Scrambling to address this self-inflicted wound, the administration has announced plans to cut field offices in half and is rushing out a new way of dealing with workload that is designed to fail. If implemented, it will have catastrophic consequences for Social Security beneficiaries, and the public more generally.

Essentially, it would mean that someone who needs help with their Social Security could get directed to a SSA staffer across the country, instead of at their local field office. For example, someone in Richmond, Virginia seeking to claim survivor benefits after the loss of a loved one might be helped by someone in New Orleans, Louisiana.

Once the claim is initiated, if there is suspicion that you may not be who you say you are, and you are asked to come into an office and prove your identity, must you fly to New Orleans? Must someone who has not worked on your case take it over? Must you start the application process all over again?

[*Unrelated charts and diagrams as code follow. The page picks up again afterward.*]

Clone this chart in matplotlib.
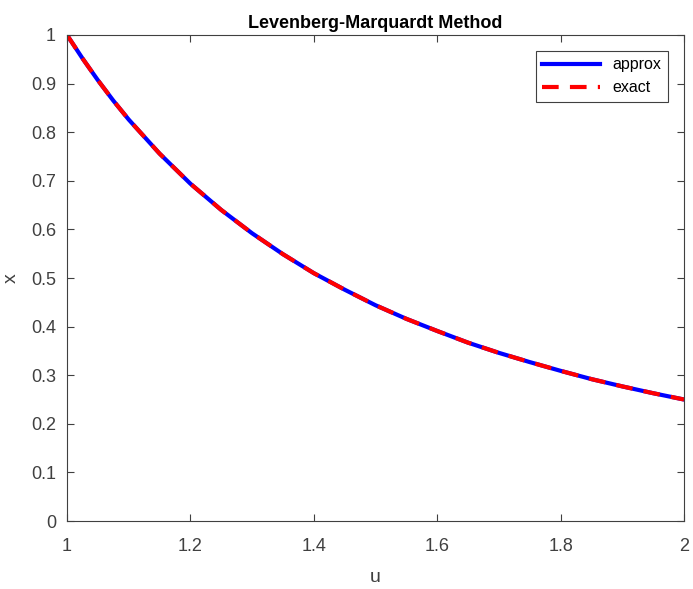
import matplotlib
matplotlib.use("Agg")
import matplotlib.pyplot as plt

# values
u = [1.000, 1.025, 1.05, 1.075, 1.10, 1.15, 1.20, 1.25, 1.30, 1.35, 1.40, 1.45, 1.50,
     1.55, 1.60, 1.65, 1.70, 1.75, 1.80, 1.85, 1.90, 1.95, 2.00]
x_approx = [1.000, 0.952, 0.907, 0.865, 0.826, 0.756, 0.694, 0.640, 0.592, 0.549, 0.510, 0.476, 0.444,
            0.416, 0.391, 0.367, 0.346, 0.327, 0.309, 0.292, 0.277, 0.263, 0.250]
x_exact = [1.000, 0.952, 0.907, 0.865, 0.826, 0.756, 0.694, 0.640, 0.592, 0.549, 0.510, 0.476, 0.444,
           0.416, 0.391, 0.367, 0.346, 0.327, 0.309, 0.292, 0.277, 0.263, 0.250]

plt.rcParams['font.family'] = ['Liberation Sans', 'DejaVu Sans']

fig = plt.figure(figsize=(6.93, 5.89), dpi=100)
ax = fig.add_axes([0.0967, 0.1154, 0.8903, 0.8252])

ax.plot(u, x_approx, color='#0000ff', lw=3, label='approx')
ax.plot(u, x_exact, color='#ff0000', lw=3, ls=(0, (4, 2.7)), label='exact')

ax.set_xlim(1, 2)
ax.set_ylim(0, 1)
ax.set_xticks([1, 1.2, 1.4, 1.6, 1.8, 2])
ax.set_xticklabels(['1', '1.2', '1.4', '1.6', '1.8', '2'])
ax.set_yticks([i / 10 for i in range(11)])
ax.set_yticklabels(['0', '0.1', '0.2', '0.3', '0.4', '0.5', '0.6', '0.7', '0.8', '0.9', '1'])

for s in ax.spines.values():
    s.set_color('#404040')
    s.set_linewidth(0.8)
ax.tick_params(direction='in', top=True, right=True, length=5, width=0.8,
               colors='#404040', labelsize=13)
ax.tick_params(axis='x', pad=12)
ax.tick_params(axis='y', pad=8)

ax.set_xlabel('u', fontsize=14, color='#404040', labelpad=10)
ax.set_ylabel('x', fontsize=14, color='#404040', labelpad=8)
ax.set_title('Levenberg-Marquardt Method', fontsize=13, fontweight='bold', pad=5)

leg = ax.legend(loc='upper right', fontsize=11.5, fancybox=False, framealpha=1,
                edgecolor='#404040', handlelength=3.6, borderaxespad=1.0)
leg.get_frame().set_linewidth(0.8)

fig.savefig('out.png', dpi=100)
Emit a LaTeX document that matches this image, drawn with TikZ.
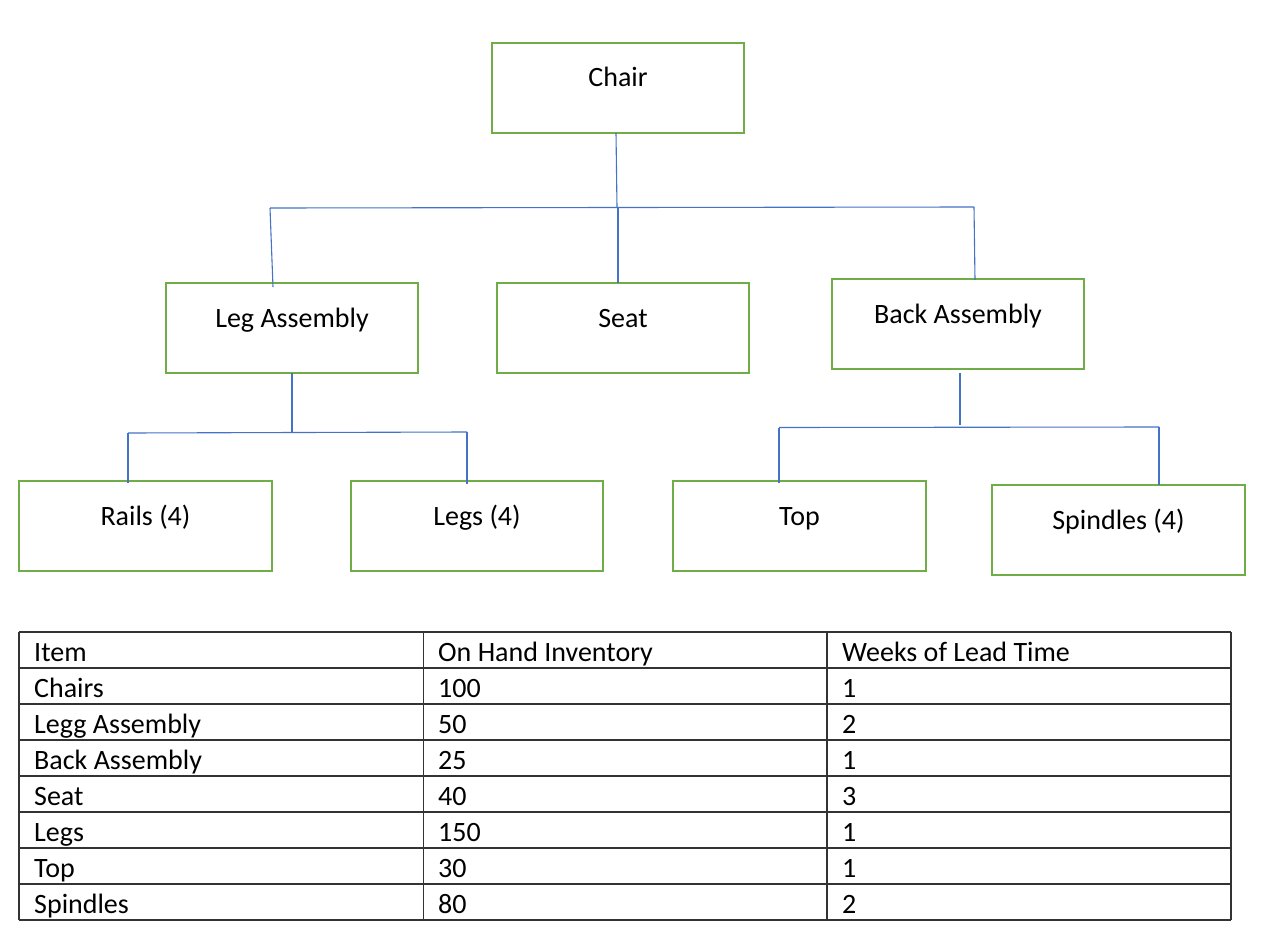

This plan is massively inefficient and will create numerous problems, including:

  1. Social Security often interacts with state laws. For example, eligibility for Social Security spousal benefits can depend on how a state treats common law marriages. The same with the need to understand worker compensation laws, which differ in every state.

    Already overworked SSA staffers can’t realistically become experts in the laws of all 50 states. Is the plan to rely on artificial intelligence rather than a trained civil servant who has been processing claims in their community for decades?

  2. The law requires the public to provide original documents for certain claims, not just uploaded or xeroxed copies. To change this would require an act of Congress. Moreover, the documents, like green cards or driver’s licenses, are not ones that people can easily mail and be without for even a day. How will that work if the staffer handling the case is across the country?
  3. If people have difficulties resolving Social Security issues, they may contact their member of Congress for help. Constituent services staffers are trained to deal with the local SSA office, and would have a far harder time helping resolve cases that are being handled across the country.

A nationwide system might have superficial appeal and sound efficient to someone who has to google what Social Security is. The reality is that field offices have been the backbone of our successful Social Security system for almost a century. They are part of our communities.

The reason for this poorly thought-through idea seems to be the self-inflicted problem of an understaffed agency. There’s a much better solution: Reverse last year’s cuts and fully staff our Social Security field offices.”